Oslo’nun ardından geçen on yıllardan sonra, Filistin’in tamamen özgürleştirilmesinden başka bir çözümün olmadığını kabul etmemiz gerekir. Oslo, Filistin’in kurtuluşu konusunda ne kadar samimi olunduğunu gösteren bir turnusol kağıdı haline gelmiştir
“Oslo Anlaşmaları” benim için kişisel bir meseledir. Sebebini anlatayım. 1967 savaşının bittiği andan itibaren, savaşın mimarlarından ve faillerinden biri olan babam, hayatını iki devletli çözüme adadı. Oslo Anlaşmaları pek çok kişi tarafından bunun bir gerçekliğe dönüşmesi yolunda ilk adım olarak görülüyordu. Bunun böyle olacağına inananların fena halde yanıldığı çok açıktır.
Babamın coşkusu (ve onun etkisiyle benim coşkum), Beyaz Saray’ın bahçesinde İsrail Başbakanı İzak Rabin ile Filistin Kurtuluş Örgütü (FKÖ) lideri Yaser Arafat el sıkıştığı zaman tepe noktasına ulaştı. O tarihte İsrail ordusundan emekli bir general ve Arap edebiyatı profesörü olan babamın İsrail gazetesi Ma’ariv’de bir köşe yazısı kaleme alarak, Rabin’in “geri dönüşü olmayan çizgiyi geçtiğini” yazdığını hatırlarım. Bir başka deyişle Filistin halkının kendi kaderini tayin haklarını kabul etmeyi hiçbir zaman istememiş olan İsrail yapısı şimdi bunu yapmıştı. Başlangıçta böyle görülüyordu.
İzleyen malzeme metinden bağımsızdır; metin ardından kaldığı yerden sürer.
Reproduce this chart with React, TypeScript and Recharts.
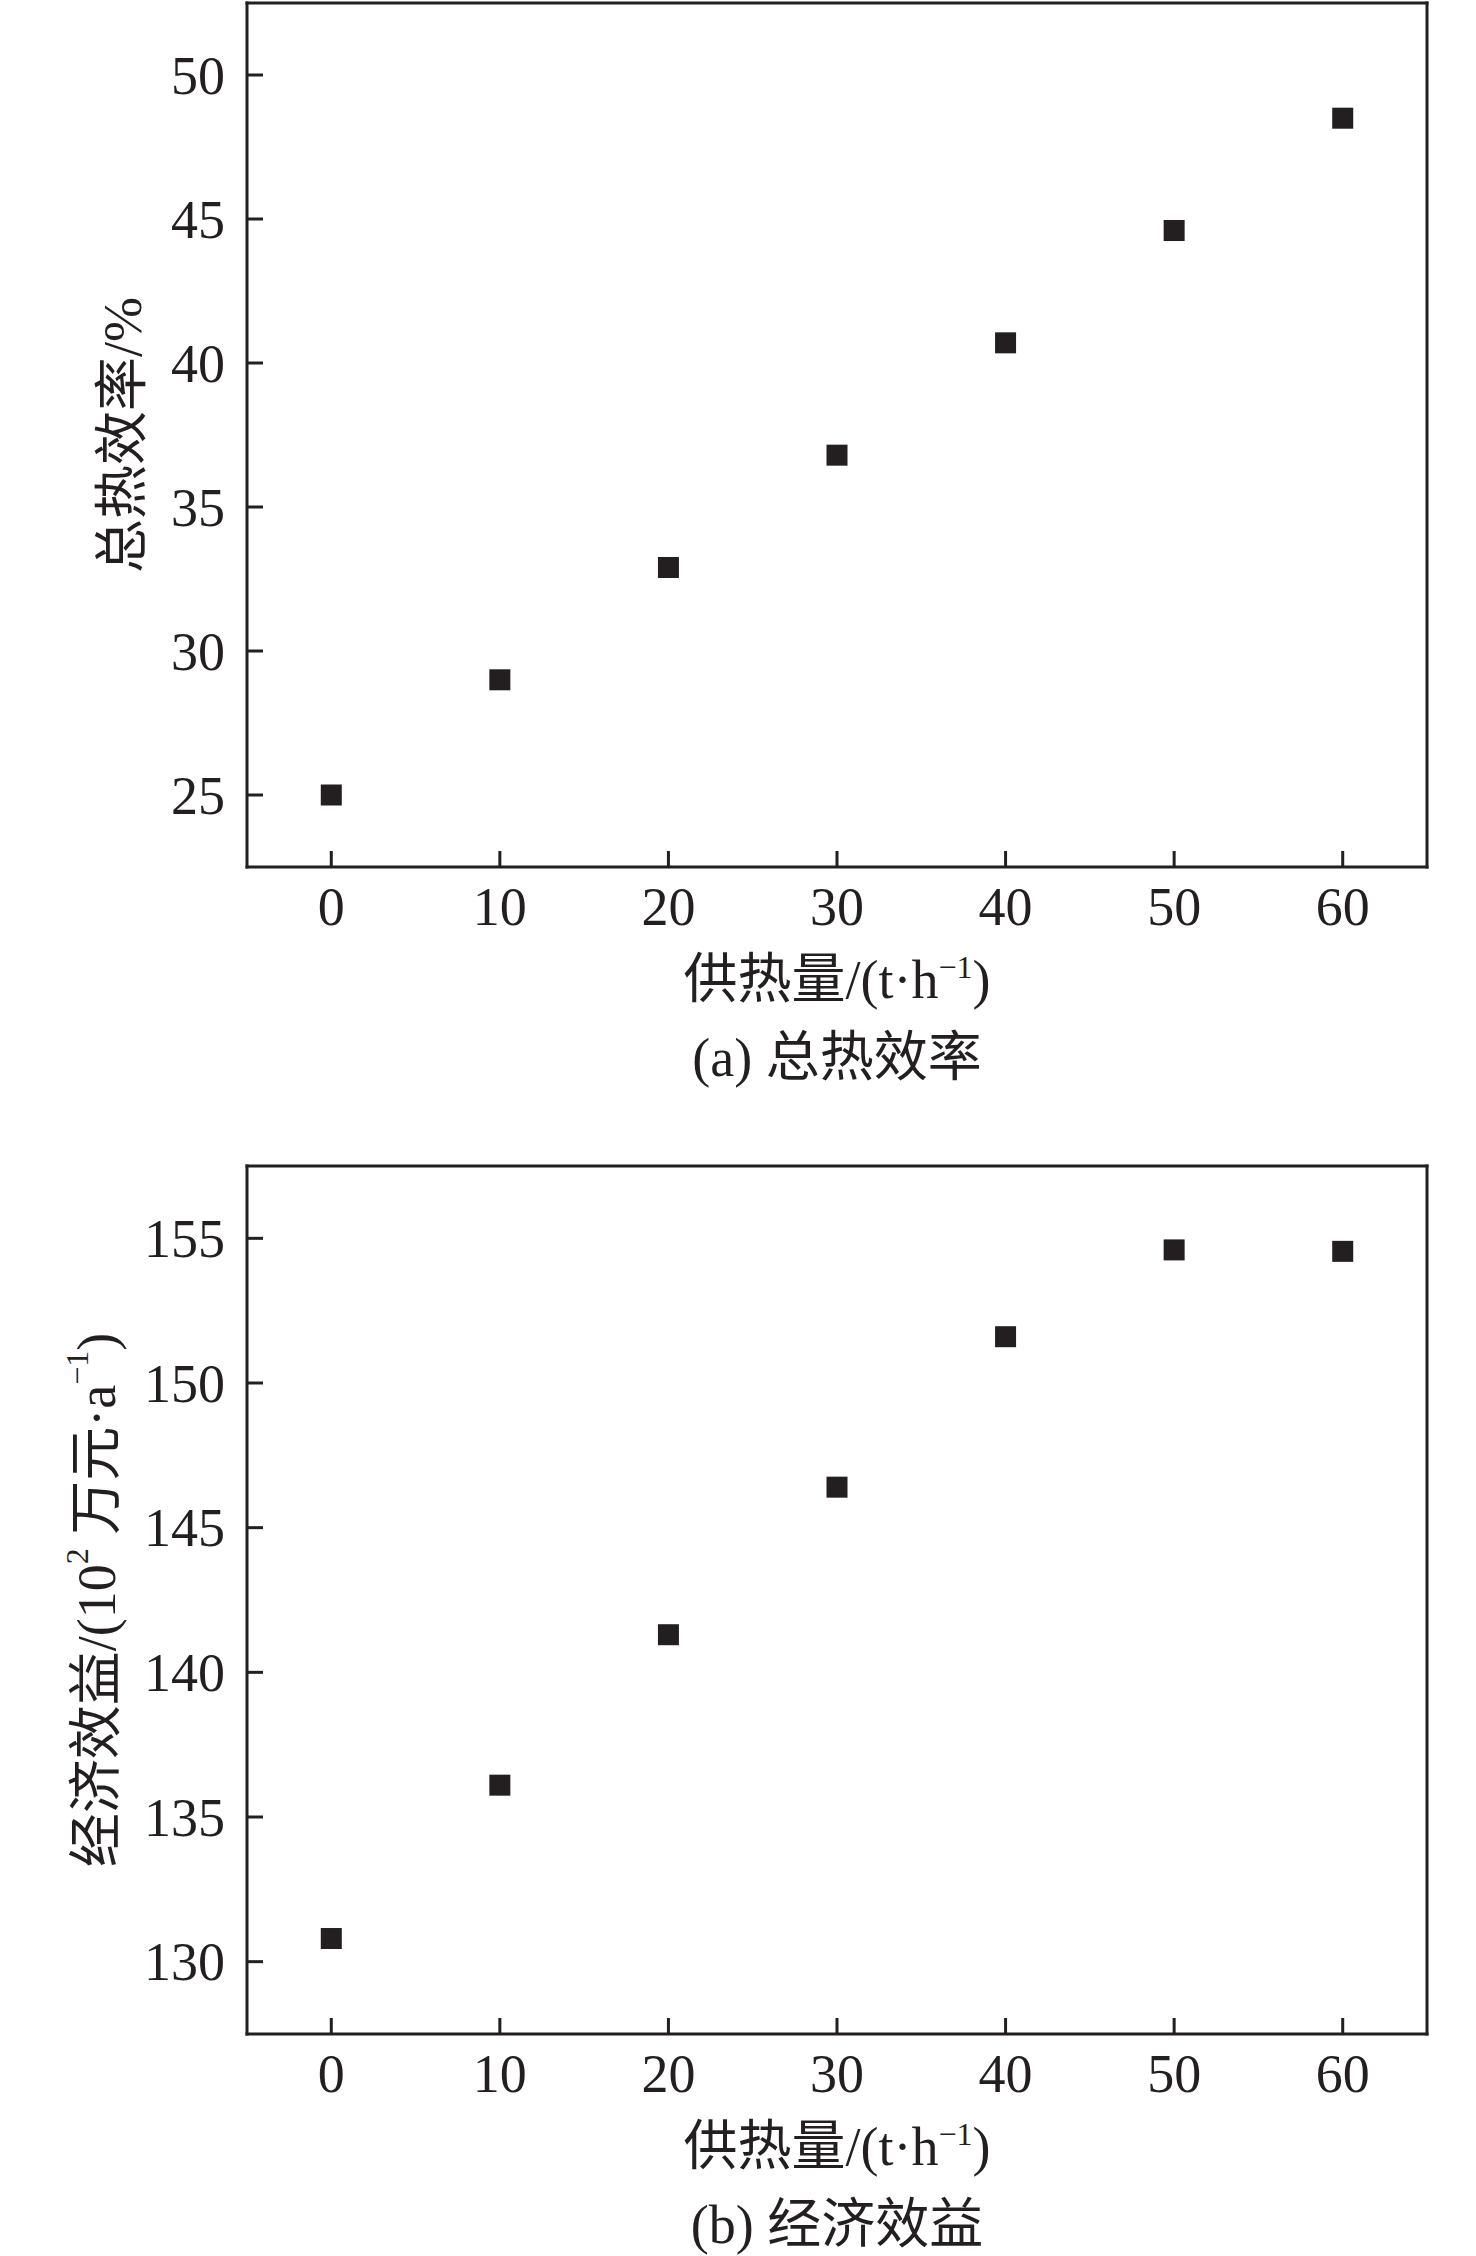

Süreç uzadıkça ve İsrail anlaşmalarda tanımlanmış adımları gerçekleştirmede ayak direttikçe, hem babam hem de başka kişiler ses tonlarını değiştirmeye başladı. Babam Mart 1995’te hayatını kaybetmeden önce verdiği bir röportajda “Rabin barış istemiyor” demişti. O yılın kasım ayında Rabin suikasta uğradı. Daha önce belirtildiği üzere benim için bu tamamen kişiseldi. Babamın dahli, Rabin (yıllarca babamın silah arkadaşı olduğu için ailede hepimizin yakından tanıdığı bir isim), dünyaya İsrail’in ve bağımsız bir Filistin devletinin bir arada yaşayabileceğini en sonunda gösterecek bir barış: Bütün bunlar benim için kişisel meselelerdi. Babamın hayattayken yazdığı son makale “Oslo’ya Ağıt” başlığını taşıyordu ve İsrail’in Filistinlilerin bağımsızlık benzeri bir şeye sahip olmasına izin vereceği beklentisinin halihazırda öldüğünü anlatıyordu.
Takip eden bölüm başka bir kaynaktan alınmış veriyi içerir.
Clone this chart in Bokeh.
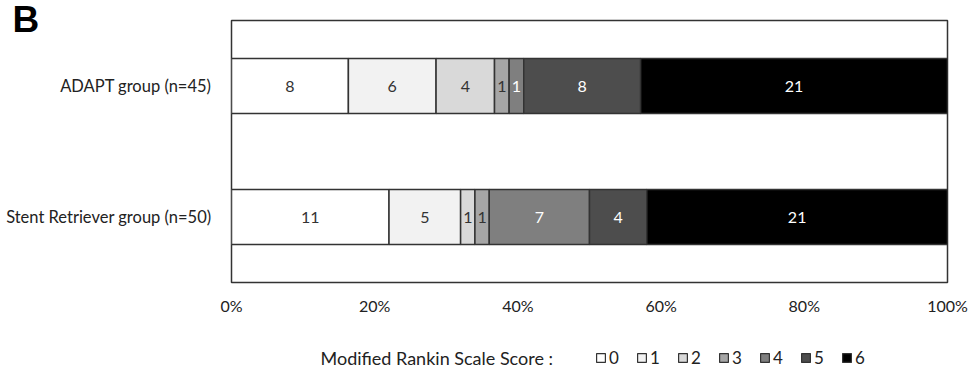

Birer birer öldüler ve bugün ben, pek çok başka kişiyle birlikte, Oslo Anlaşmaları’nın amacının bir yandan İsrail’in Filistin ve halkı üzerindeki kontrolünü derinleştirmek, diğer yandan İsrail’in iyi görünmesini sağlamak olduğunun farkındayım. O tarihte bunu anlamayanlar, bugün Rabin’in yaptıklarından pişmanlık duymayan bir savaş suçlusu olduğunu ve amacının hiçbir zaman Filistinlilerin anlamlı bir şekilde kendi kaderine tayin hakkına sahip olması olmadığını hiçbir şüpheye yer olmaksızın bilmelidir. İki devletli çözüm kavramı tümüyle bir aldatmacadan ibaret olmuştur.
2000 yılının sonu itibariyle, Bill Clinton’un “barış sürecini” nihayete erdirmek için yürüttüğü kurnazca çabaların ardından, her şey çökmüştü. Kurnazca diyorum çünkü Clinton çözüm için değil, İsrail için çalışıyordu. Filistinliler aşağılanmıştı, gaddar bir apartheid rejimi altında yaşıyordu, kabul edilmez koşulları kabul etmeye zorlanıyordu ve sözde “barış zirvesi” dağıldıktan sonra Clinton, Yaser Arafat’ı yeterince esnek olmamakla suçladı.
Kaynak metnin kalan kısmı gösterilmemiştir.